The media has made day trading activities seem glamorous. The notion is, Why work hard when you can simply sit at your computer a few hours a day and make lots of money? Meanwhile, the data suggests that the vast majority of day traders are losing money. People hear these second-hand stories of successful day traders and it doesn’t matter that one in 20 may be succeeding, because the other 19 aren’t talking about it. Selective reporting and the media are portraying a positive image. The other interesting piece here is that the concept of electronic trading isn’t bad. The notion that you can execute a trade for $8 to $20, instead of $50 or $70, is one that I like. But the problem isn’t the electronically based trades, it’s the frequency of trades that are being performed by day traders who are paying $8, $8, $8, $8, $8, $8. Cumulatively, they’re spending a lot of money on transaction costs.

Let’s consider your typical 26-year-old, bright technical guy who quits his day job to be a day trader. He’s buying a stock at a particular moment in time. Who do you think knows more? The day trader or the significant New York-based Wall Street firm that uses supercomputers to make wise investment decisions? You’re a bright, 26-year-old professional who just quit your well-paying job to make it on your own. Why in the world do you think you can out-perform Goldman-Sachs? That’s essentially what you’re betting when you’re making multiple transactions.

A wise investment strategy means figuring out your asset allocation between stocks and bonds. Investing in a very low-cost manner could either mean buying index funds or buying specific stocks and holding onto them for many, many years. Any kind of investment approach, whether it’s actively managed mutual funds or day trading, is bound in the aggregate to under-perform the market because of the transaction fees involved. So this isn’t even speculative on whether most day traders are making a mistake. We can analytically say that they have to be making a mistake.
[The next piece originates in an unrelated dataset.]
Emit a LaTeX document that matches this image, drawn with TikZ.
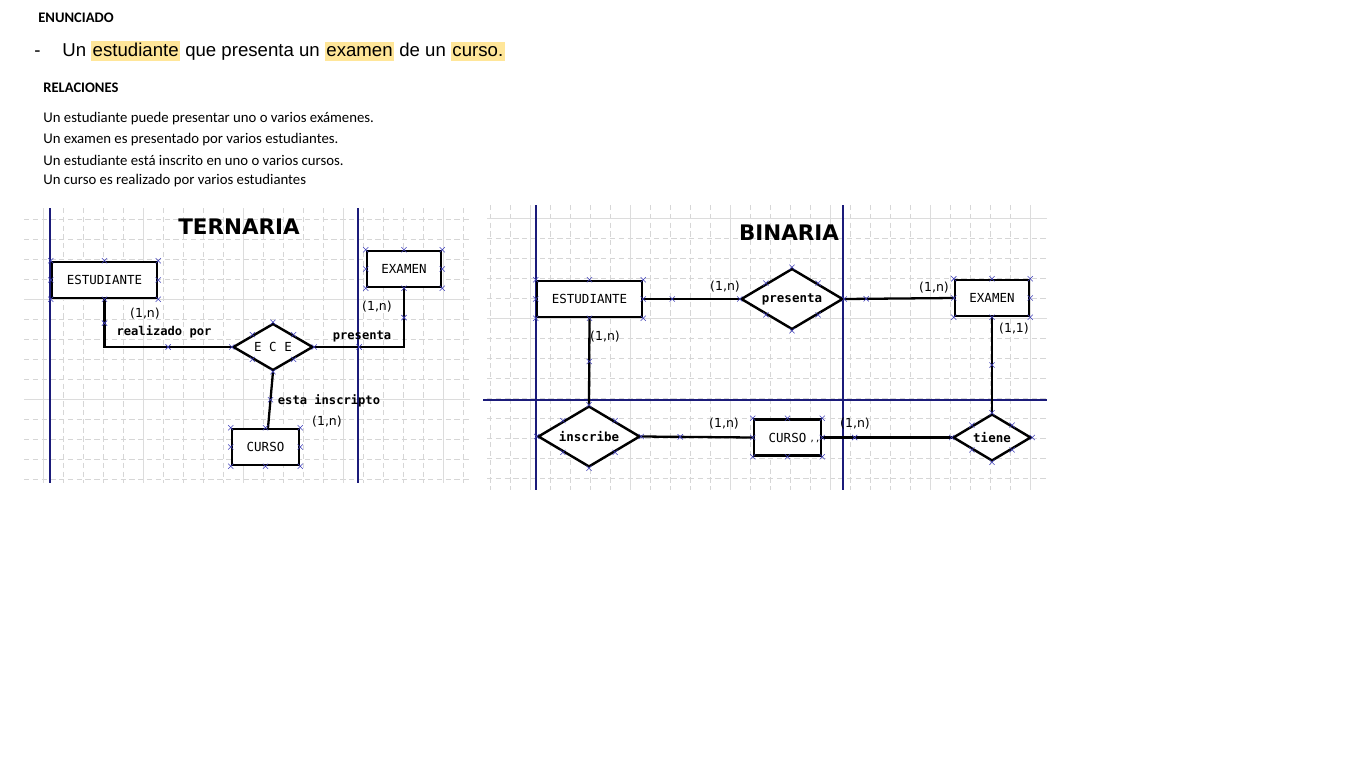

Instead of paying thousands of dollars a year for financial advice, I recommend that you buy a good investment book. For example, Jane Bryant Quinn writes very sensible investment advice. Buy one of her books, think through your asset allocations, and then buy and hold in a fairly low-cost manner. There’s absolutely no reason for a typical, successful professional to be paying one to two percent of their wealth each year for investment advice.